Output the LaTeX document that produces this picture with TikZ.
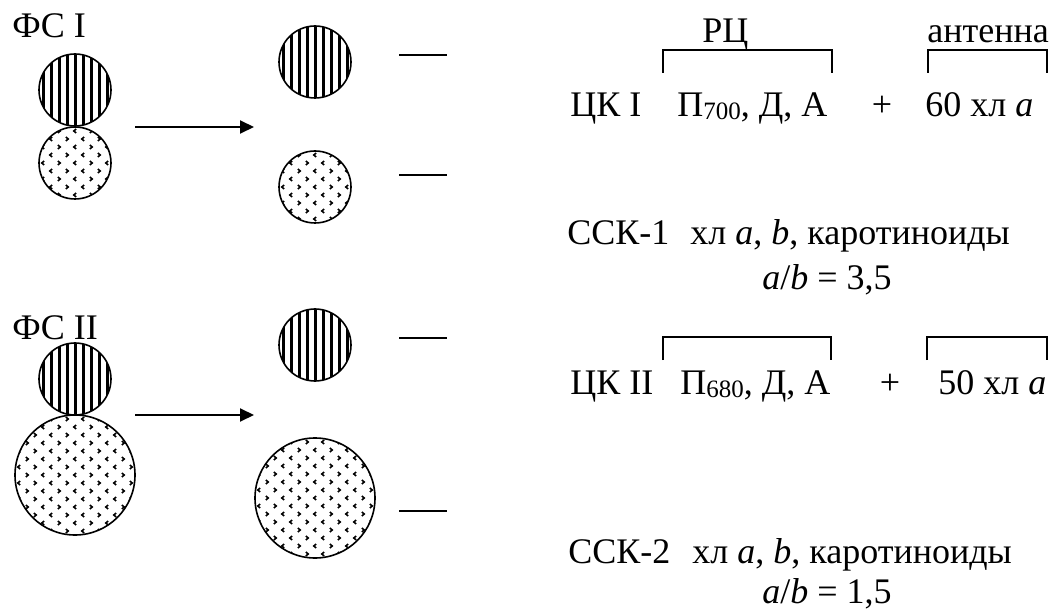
\documentclass[tikz,border=0pt]{standalone}
\usepackage{fontspec}
\setmainfont{Liberation Serif}
\usepackage{tikz}
\usetikzlibrary{arrows.meta,positioning}

\newcommand{\lowidx}[1]{\raisebox{-1.5pt}{\fontsize{12.5}{13}\selectfont #1}}

\tikzset{
  lbl/.style={anchor=base west,inner sep=0pt,font=\fontsize{18}{20}\selectfont},
  plus/.style={anchor=base,inner sep=0pt,font=\fontsize{18}{20}\selectfont},
  stripedcirc/.style={circle,draw,line width=.8pt,inner sep=0pt,minimum size=#1,
    path picture={
      \foreach \i in {-8,...,8}
        \draw[line width=1.5pt] ([xshift=\i*4pt]path picture bounding box.south)
          -- ([xshift=\i*4pt]path picture bounding box.north);}},
  dottedcirc/.style={circle,draw,line width=.8pt,inner sep=0pt,minimum size=#1,
    path picture={
      \foreach \i in {-8,...,8}{
        \foreach \j in {-8,...,8}{
          \pgfmathtruncatemacro\odd{mod(\i+\j+32,2)}
          \pgfmathtruncatemacro\kind{mod(\i+32,4)}
          \ifnum\odd=0
            \ifnum\kind<2
              \draw[line width=.8pt] ([shift={(\i*4pt+.6pt,\j*4pt+1pt)}]path picture bounding box.center)
                -- ++(-1.2pt,-1pt) -- ++(1.2pt,-1pt);
            \else
              \draw[line width=.8pt] ([shift={(\i*4pt-.6pt,\j*4pt+1pt)}]path picture bounding box.center)
                -- ++(1.2pt,-1pt) -- ++(-1.2pt,-1pt);
            \fi
          \fi}}}},
  brk/.style={line width=.85pt},
  arr/.style={line width=1pt,-{Triangle[length=7pt,width=6.5pt]}},
  dashmark/.style={line width=1.3pt}
}

\begin{document}
\begin{tikzpicture}[x=0.5pt,y=-0.5pt]
  \useasboundingbox (0,0) rectangle (1055,609);

  % photosystem I
  \node[lbl] (fs1) at (12,38) {ФС I};
  \node[stripedcirc=36pt] (rc1) at (75,90) {};
  \node[dottedcirc=36pt] (lh1) at (75,163) {};
  \coordinate (a1s) at (135,127);
  \coordinate (a1e) at (254,127);
  \draw[arr] (a1s) -- (a1e);
  \node[stripedcirc=36pt] (ck1) at (315,62) {};
  \node[dottedcirc=36pt] (ssk1) at (315,187) {};
  \draw[dashmark] (399,55) -- (447,55);
  \draw[dashmark] (399,175) -- (447,175);

  % photosystem II
  \node[lbl] (fs2) at (12,339) {ФС II};
  \node[stripedcirc=36pt] (rc2) at (75,379) {};
  \node[dottedcirc=60pt] (lh2) at (75,475) {};
  \coordinate (a2s) at (135,415);
  \coordinate (a2e) at (254,415);
  \draw[arr] (a2s) -- (a2e);
  \node[stripedcirc=36pt] (ck2) at (315,345) {};
  \node[dottedcirc=60pt] (ssk2) at (315,498) {};
  \draw[dashmark] (399,338) -- (447,338);
  \draw[dashmark] (399,511) -- (447,511);

  % composition, PS I
  \node[lbl] (rclbl) at (702,43) {РЦ};
  \node[lbl] (antlbl) at (927,43) {антенна};
  \draw[brk] (663,73) |- (832,50) -- (832,73);
  \draw[brk] (928,73) |- (1047,50) -- (1047,73);
  \node[lbl] (ck1t) at (570,117) {ЦК I};
  \node[lbl] (p700) at (677,117) {П\lowidx{700}, Д, А};
  \node[plus] (pl1) at (882,117) {+};
  \node[lbl] (chl60) at (925,117) {60 хл \textit{a}};
  \node[lbl] (ssk1t) at (567,245) {ССК-1};
  \node[lbl] (ssk1c) at (690,245) {хл \textit{a}, \textit{b}, каротиноиды};
  \node[lbl] (ratio1) at (762,290) {\textit{a}/\textit{b} = 3,5};

  % composition, PS II
  \draw[brk] (663,360) |- (831,337) -- (831,360);
  \draw[brk] (927,360) |- (1047,337) -- (1047,360);
  \node[lbl] (ck2t) at (570,394) {ЦК II};
  \node[lbl] (p680) at (680,394) {П\lowidx{680}, Д, А};
  \node[plus] (pl2) at (890,394) {+};
  \node[lbl] (chl50) at (938,394) {50 хл \textit{a}};
  \node[lbl] (ssk2t) at (568,563) {ССК-2};
  \node[lbl] (ssk2c) at (692,563) {хл \textit{a}, \textit{b}, каротиноиды};
  \node[lbl] (ratio2) at (762,603) {\textit{a}/\textit{b} = 1,5};
\end{tikzpicture}
\end{document}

+ + + + + + +

**EXERCISE GOAL**
Keep every word of the data as it is when you write it out, but drop the pictures.

**RESULT**
Output the LaTeX document that produces this picture with TikZ.
\documentclass[tikz,border=0pt]{standalone}
\usepackage{fontspec}
\setmainfont{Liberation Serif}
\usepackage{tikz}
\usetikzlibrary{arrows.meta,positioning}

\newcommand{\lowidx}[1]{\raisebox{-1.5pt}{\fontsize{12.5}{13}\selectfont #1}}

\tikzset{
  lbl/.style={anchor=base west,inner sep=0pt,font=\fontsize{18}{20}\selectfont},
  plus/.style={anchor=base,inner sep=0pt,font=\fontsize{18}{20}\selectfont},
  stripedcirc/.style={circle,draw,line width=.8pt,inner sep=0pt,minimum size=#1,
    path picture={
      \foreach \i in {-8,...,8}
        \draw[line width=1.5pt] ([xshift=\i*4pt]path picture bounding box.south)
          -- ([xshift=\i*4pt]path picture bounding box.north);}},
  dottedcirc/.style={circle,draw,line width=.8pt,inner sep=0pt,minimum size=#1,
    path picture={
      \foreach \i in {-8,...,8}{
        \foreach \j in {-8,...,8}{
          \pgfmathtruncatemacro\odd{mod(\i+\j+32,2)}
          \pgfmathtruncatemacro\kind{mod(\i+32,4)}
          \ifnum\odd=0
            \ifnum\kind<2
              \draw[line width=.8pt] ([shift={(\i*4pt+.6pt,\j*4pt+1pt)}]path picture bounding box.center)
                -- ++(-1.2pt,-1pt) -- ++(1.2pt,-1pt);
            \else
              \draw[line width=.8pt] ([shift={(\i*4pt-.6pt,\j*4pt+1pt)}]path picture bounding box.center)
                -- ++(1.2pt,-1pt) -- ++(-1.2pt,-1pt);
            \fi
          \fi}}}},
  brk/.style={line width=.85pt},
  arr/.style={line width=1pt,-{Triangle[length=7pt,width=6.5pt]}},
  dashmark/.style={line width=1.3pt}
}

\begin{document}
\begin{tikzpicture}[x=0.5pt,y=-0.5pt]
  \useasboundingbox (0,0) rectangle (1055,609);

  % photosystem I
  \node[lbl] (fs1) at (12,38) {ФС I};
  \node[stripedcirc=36pt] (rc1) at (75,90) {};
  \node[dottedcirc=36pt] (lh1) at (75,163) {};
  \coordinate (a1s) at (135,127);
  \coordinate (a1e) at (254,127);
  \draw[arr] (a1s) -- (a1e);
  \node[stripedcirc=36pt] (ck1) at (315,62) {};
  \node[dottedcirc=36pt] (ssk1) at (315,187) {};
  \draw[dashmark] (399,55) -- (447,55);
  \draw[dashmark] (399,175) -- (447,175);

  % photosystem II
  \node[lbl] (fs2) at (12,339) {ФС II};
  \node[stripedcirc=36pt] (rc2) at (75,379) {};
  \node[dottedcirc=60pt] (lh2) at (75,475) {};
  \coordinate (a2s) at (135,415);
  \coordinate (a2e) at (254,415);
  \draw[arr] (a2s) -- (a2e);
  \node[stripedcirc=36pt] (ck2) at (315,345) {};
  \node[dottedcirc=60pt] (ssk2) at (315,498) {};
  \draw[dashmark] (399,338) -- (447,338);
  \draw[dashmark] (399,511) -- (447,511);

  % composition, PS I
  \node[lbl] (rclbl) at (702,43) {РЦ};
  \node[lbl] (antlbl) at (927,43) {антенна};
  \draw[brk] (663,73) |- (832,50) -- (832,73);
  \draw[brk] (928,73) |- (1047,50) -- (1047,73);
  \node[lbl] (ck1t) at (570,117) {ЦК I};
  \node[lbl] (p700) at (677,117) {П\lowidx{700}, Д, А};
  \node[plus] (pl1) at (882,117) {+};
  \node[lbl] (chl60) at (925,117) {60 хл \textit{a}};
  \node[lbl] (ssk1t) at (567,245) {ССК-1};
  \node[lbl] (ssk1c) at (690,245) {хл \textit{a}, \textit{b}, каротиноиды};
  \node[lbl] (ratio1) at (762,290) {\textit{a}/\textit{b} = 3,5};

  % composition, PS II
  \draw[brk] (663,360) |- (831,337) -- (831,360);
  \draw[brk] (927,360) |- (1047,337) -- (1047,360);
  \node[lbl] (ck2t) at (570,394) {ЦК II};
  \node[lbl] (p680) at (680,394) {П\lowidx{680}, Д, А};
  \node[plus] (pl2) at (890,394) {+};
  \node[lbl] (chl50) at (938,394) {50 хл \textit{a}};
  \node[lbl] (ssk2t) at (568,563) {ССК-2};
  \node[lbl] (ssk2c) at (692,563) {хл \textit{a}, \textit{b}, каротиноиды};
  \node[lbl] (ratio2) at (762,603) {\textit{a}/\textit{b} = 1,5};
\end{tikzpicture}
\end{document}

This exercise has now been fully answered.